> **GOAL**
Can you output, word for word, the lines between the one holding "Give me the" and the one holding "0.86, 0.95, 1];", inclusive, leaving out any pictures?

> **RECORDS FOR THE TASK**
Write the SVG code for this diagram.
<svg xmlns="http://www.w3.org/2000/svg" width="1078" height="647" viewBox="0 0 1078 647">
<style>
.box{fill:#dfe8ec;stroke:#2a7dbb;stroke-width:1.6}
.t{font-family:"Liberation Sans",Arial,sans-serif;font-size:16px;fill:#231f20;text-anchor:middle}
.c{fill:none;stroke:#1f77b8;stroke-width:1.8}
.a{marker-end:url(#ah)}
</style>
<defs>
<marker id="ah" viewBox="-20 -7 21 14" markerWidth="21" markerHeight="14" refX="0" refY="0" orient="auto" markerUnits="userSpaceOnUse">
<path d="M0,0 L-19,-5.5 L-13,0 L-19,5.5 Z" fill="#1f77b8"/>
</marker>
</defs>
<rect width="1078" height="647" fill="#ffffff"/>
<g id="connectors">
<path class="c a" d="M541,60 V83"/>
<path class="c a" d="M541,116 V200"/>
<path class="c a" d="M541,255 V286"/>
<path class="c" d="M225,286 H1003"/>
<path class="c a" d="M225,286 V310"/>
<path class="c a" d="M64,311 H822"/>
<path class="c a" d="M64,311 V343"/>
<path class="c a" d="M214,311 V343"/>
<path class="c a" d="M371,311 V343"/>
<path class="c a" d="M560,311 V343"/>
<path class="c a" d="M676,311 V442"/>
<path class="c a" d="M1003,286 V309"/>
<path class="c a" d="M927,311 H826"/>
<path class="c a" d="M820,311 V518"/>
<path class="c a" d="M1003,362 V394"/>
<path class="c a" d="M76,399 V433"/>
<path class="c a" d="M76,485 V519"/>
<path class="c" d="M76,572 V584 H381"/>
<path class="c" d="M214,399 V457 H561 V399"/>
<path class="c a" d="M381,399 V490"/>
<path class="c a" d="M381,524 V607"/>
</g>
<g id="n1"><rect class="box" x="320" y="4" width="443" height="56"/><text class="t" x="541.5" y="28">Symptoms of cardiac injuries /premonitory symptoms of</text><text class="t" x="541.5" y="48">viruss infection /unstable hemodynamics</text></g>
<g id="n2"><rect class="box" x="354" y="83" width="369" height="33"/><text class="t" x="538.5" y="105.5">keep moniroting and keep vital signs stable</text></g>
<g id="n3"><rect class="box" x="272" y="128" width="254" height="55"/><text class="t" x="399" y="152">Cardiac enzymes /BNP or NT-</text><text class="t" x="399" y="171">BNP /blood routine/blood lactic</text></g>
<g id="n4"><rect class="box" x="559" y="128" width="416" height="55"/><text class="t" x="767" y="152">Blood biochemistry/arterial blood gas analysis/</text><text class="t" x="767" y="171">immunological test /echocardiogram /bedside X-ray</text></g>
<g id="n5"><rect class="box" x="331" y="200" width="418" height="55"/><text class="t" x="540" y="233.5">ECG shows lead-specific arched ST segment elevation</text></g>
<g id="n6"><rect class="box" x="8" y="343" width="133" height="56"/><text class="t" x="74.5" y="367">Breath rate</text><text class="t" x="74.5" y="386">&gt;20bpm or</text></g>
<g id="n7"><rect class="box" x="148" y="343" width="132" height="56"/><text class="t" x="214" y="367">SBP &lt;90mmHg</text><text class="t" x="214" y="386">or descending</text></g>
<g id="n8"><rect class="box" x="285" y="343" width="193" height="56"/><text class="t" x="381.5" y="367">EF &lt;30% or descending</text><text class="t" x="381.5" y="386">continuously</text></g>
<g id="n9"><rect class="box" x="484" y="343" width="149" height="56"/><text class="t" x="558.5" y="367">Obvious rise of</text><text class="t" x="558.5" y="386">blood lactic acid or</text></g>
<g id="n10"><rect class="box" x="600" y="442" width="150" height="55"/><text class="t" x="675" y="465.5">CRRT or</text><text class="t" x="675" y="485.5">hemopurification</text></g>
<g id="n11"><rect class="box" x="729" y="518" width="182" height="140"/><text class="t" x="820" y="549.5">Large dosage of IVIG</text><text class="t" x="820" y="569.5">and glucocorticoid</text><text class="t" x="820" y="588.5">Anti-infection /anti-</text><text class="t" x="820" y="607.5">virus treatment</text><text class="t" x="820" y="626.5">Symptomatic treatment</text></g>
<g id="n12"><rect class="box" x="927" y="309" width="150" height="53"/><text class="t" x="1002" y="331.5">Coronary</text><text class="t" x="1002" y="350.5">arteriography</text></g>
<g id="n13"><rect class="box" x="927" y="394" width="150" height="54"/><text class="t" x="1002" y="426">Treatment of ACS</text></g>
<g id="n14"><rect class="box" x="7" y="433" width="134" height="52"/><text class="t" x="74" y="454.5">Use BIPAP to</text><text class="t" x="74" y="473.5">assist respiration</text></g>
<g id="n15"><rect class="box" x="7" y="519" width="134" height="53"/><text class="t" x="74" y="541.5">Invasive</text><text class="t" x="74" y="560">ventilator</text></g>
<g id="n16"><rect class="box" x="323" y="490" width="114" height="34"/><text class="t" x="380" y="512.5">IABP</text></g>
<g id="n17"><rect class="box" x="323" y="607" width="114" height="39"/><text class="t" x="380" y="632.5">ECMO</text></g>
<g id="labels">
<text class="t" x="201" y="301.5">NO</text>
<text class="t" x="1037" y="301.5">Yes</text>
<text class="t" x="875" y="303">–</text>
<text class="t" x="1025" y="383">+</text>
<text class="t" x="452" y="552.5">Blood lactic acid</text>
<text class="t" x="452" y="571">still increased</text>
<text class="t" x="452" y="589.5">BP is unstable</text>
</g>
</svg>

...

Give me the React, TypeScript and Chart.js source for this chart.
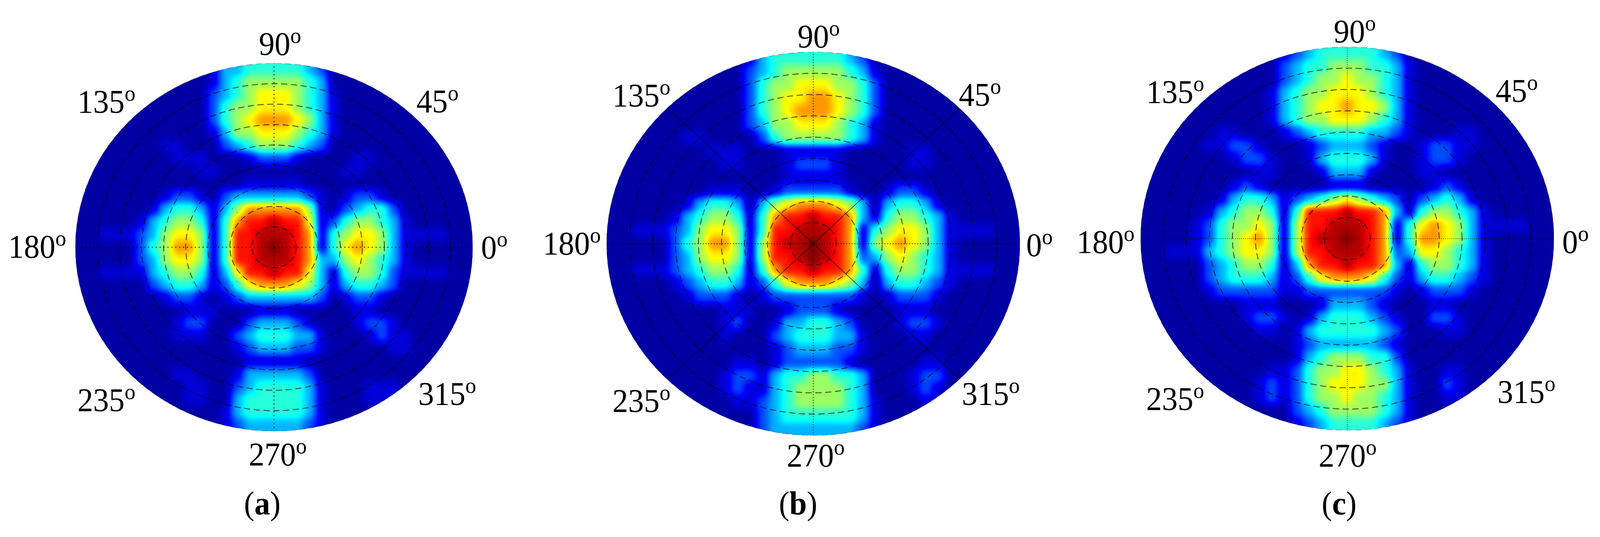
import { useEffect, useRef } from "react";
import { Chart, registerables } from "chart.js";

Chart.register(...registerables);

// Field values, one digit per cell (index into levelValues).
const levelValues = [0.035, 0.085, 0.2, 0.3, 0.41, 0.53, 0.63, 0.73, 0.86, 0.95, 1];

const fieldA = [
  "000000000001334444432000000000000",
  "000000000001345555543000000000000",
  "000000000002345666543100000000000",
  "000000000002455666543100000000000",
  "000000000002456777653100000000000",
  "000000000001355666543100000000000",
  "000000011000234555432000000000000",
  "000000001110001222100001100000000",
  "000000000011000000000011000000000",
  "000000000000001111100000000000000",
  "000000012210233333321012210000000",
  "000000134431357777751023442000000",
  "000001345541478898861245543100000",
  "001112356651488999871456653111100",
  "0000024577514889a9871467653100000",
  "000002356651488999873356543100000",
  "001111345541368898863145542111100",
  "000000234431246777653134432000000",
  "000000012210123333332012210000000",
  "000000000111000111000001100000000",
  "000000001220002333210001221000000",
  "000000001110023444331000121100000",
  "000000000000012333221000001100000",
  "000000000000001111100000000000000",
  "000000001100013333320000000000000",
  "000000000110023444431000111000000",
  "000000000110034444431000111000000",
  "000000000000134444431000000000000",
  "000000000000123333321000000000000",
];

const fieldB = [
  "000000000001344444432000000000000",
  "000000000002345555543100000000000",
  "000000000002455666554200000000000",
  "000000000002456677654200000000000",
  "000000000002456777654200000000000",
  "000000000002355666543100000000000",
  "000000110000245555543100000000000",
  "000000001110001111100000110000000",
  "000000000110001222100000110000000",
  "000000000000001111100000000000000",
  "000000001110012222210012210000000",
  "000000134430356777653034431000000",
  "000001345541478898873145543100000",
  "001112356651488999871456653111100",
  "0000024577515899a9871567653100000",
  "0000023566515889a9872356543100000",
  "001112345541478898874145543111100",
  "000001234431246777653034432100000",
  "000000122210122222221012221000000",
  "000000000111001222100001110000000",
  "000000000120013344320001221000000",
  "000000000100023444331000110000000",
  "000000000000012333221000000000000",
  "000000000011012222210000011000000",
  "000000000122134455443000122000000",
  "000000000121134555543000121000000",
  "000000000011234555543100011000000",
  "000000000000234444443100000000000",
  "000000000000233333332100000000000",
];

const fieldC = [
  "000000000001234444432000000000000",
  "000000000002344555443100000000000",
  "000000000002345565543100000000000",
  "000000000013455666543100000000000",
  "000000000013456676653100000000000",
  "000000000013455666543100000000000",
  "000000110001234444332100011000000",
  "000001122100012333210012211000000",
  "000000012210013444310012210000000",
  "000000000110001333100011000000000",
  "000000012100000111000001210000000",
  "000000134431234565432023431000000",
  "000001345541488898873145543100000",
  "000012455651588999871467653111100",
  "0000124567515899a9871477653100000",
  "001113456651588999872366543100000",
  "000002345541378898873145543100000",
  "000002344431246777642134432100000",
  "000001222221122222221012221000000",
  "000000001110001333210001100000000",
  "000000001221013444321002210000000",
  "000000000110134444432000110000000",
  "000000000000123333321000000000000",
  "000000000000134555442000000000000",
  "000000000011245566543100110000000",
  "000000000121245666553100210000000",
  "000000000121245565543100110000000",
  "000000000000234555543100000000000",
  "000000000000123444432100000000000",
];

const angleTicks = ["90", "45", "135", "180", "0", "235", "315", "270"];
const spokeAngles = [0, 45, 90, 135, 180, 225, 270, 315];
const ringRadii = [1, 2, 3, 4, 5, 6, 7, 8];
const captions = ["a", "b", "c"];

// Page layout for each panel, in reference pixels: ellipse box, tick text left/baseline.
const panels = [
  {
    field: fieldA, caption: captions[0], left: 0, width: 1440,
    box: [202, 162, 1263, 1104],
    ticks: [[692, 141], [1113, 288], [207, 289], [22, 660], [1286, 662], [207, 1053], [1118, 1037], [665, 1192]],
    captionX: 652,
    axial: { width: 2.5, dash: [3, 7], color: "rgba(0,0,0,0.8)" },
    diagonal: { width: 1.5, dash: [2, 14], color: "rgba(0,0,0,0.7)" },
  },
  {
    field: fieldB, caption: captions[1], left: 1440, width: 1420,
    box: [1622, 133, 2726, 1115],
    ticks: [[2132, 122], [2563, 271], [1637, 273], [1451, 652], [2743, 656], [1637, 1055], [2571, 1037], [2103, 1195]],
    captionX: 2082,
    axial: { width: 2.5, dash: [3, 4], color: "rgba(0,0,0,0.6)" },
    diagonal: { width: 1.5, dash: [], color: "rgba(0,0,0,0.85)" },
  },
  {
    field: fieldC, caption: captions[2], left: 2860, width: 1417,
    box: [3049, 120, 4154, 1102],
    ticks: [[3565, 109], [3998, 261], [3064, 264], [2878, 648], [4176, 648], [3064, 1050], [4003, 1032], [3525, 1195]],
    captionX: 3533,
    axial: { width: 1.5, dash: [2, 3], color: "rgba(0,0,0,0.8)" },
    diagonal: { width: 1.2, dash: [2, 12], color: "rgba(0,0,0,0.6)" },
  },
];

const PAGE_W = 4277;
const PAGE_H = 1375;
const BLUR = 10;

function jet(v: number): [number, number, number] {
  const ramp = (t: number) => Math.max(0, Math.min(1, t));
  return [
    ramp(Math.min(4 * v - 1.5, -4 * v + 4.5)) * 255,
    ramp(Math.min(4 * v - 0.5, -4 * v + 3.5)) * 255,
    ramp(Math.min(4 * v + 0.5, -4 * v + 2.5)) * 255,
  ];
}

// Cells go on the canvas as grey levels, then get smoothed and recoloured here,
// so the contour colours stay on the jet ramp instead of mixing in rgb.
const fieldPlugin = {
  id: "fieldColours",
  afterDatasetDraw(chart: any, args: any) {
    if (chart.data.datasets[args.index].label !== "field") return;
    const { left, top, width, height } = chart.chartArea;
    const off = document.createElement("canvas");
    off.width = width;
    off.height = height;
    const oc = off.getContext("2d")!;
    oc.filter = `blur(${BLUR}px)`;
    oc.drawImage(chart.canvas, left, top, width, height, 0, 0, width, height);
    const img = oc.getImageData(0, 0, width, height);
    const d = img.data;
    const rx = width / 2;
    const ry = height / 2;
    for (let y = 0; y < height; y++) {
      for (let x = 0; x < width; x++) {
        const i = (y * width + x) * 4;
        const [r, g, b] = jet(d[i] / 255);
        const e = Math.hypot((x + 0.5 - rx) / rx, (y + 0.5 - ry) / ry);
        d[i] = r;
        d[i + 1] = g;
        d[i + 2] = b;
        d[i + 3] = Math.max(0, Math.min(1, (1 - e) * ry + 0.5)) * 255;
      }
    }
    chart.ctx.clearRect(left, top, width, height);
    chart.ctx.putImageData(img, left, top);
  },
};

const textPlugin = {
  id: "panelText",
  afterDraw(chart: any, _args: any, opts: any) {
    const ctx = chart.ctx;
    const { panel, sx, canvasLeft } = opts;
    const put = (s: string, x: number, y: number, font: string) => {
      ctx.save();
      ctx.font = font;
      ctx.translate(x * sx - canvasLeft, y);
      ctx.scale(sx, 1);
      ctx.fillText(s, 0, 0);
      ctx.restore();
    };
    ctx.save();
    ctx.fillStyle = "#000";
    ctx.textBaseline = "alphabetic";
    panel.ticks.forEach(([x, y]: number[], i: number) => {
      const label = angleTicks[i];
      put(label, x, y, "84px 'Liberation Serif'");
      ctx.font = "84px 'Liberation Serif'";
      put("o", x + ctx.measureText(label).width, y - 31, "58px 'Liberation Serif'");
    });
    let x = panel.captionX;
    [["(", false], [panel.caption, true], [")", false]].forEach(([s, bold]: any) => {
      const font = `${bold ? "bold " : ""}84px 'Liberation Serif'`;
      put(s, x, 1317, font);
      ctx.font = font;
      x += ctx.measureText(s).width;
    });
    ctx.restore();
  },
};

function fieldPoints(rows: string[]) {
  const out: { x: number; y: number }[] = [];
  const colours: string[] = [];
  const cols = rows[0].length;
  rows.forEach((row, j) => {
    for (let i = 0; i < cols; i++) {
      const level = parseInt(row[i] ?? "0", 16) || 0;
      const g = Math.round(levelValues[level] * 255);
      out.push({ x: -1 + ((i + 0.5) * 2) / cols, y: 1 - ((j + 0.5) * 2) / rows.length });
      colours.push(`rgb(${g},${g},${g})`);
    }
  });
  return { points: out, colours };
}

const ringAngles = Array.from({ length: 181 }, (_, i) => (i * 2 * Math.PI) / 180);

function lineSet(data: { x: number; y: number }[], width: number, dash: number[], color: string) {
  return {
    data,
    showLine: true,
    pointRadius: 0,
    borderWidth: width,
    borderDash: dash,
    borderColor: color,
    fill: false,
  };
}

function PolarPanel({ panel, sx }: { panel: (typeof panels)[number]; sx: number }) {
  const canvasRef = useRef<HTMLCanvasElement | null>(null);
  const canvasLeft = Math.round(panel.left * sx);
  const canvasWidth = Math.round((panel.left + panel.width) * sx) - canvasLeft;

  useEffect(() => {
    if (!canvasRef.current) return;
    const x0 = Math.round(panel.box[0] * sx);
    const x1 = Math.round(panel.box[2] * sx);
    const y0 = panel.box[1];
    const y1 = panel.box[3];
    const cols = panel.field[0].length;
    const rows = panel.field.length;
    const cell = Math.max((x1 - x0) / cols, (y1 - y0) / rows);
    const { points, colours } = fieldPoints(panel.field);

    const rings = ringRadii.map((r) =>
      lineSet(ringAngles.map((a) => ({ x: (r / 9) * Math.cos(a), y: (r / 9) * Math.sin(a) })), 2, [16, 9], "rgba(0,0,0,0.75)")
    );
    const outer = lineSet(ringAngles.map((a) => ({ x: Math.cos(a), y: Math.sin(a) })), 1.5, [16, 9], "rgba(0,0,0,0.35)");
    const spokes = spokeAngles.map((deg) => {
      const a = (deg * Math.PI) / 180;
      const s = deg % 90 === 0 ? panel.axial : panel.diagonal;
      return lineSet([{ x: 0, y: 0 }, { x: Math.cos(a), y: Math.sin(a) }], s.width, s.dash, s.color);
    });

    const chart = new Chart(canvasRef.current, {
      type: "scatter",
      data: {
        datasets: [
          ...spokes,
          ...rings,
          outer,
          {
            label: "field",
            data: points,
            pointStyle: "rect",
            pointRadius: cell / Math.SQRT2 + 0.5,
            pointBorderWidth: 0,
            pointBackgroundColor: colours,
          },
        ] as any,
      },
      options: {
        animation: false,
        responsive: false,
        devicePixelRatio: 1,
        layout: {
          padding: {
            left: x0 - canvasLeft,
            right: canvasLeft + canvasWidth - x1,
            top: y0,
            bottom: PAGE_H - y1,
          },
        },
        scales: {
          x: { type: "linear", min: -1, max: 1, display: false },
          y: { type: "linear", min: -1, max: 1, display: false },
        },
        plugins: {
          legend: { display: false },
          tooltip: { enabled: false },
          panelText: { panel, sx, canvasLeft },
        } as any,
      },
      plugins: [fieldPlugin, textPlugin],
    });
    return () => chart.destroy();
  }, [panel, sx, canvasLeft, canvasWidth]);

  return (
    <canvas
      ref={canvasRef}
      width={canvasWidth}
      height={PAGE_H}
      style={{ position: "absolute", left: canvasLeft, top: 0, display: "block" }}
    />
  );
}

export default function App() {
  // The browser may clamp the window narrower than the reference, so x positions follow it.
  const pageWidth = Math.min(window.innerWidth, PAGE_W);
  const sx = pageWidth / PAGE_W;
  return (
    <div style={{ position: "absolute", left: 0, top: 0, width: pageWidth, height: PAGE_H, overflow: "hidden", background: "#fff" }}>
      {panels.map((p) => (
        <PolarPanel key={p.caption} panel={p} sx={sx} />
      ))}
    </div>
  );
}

> **REPLY TO THE TASK**
Give me the React, TypeScript and Chart.js source for this chart.
import { useEffect, useRef } from "react";
import { Chart, registerables } from "chart.js";

Chart.register(...registerables);

// Field values, one digit per cell (index into levelValues).
const levelValues = [0.035, 0.085, 0.2, 0.3, 0.41, 0.53, 0.63, 0.73, 0.86, 0.95, 1];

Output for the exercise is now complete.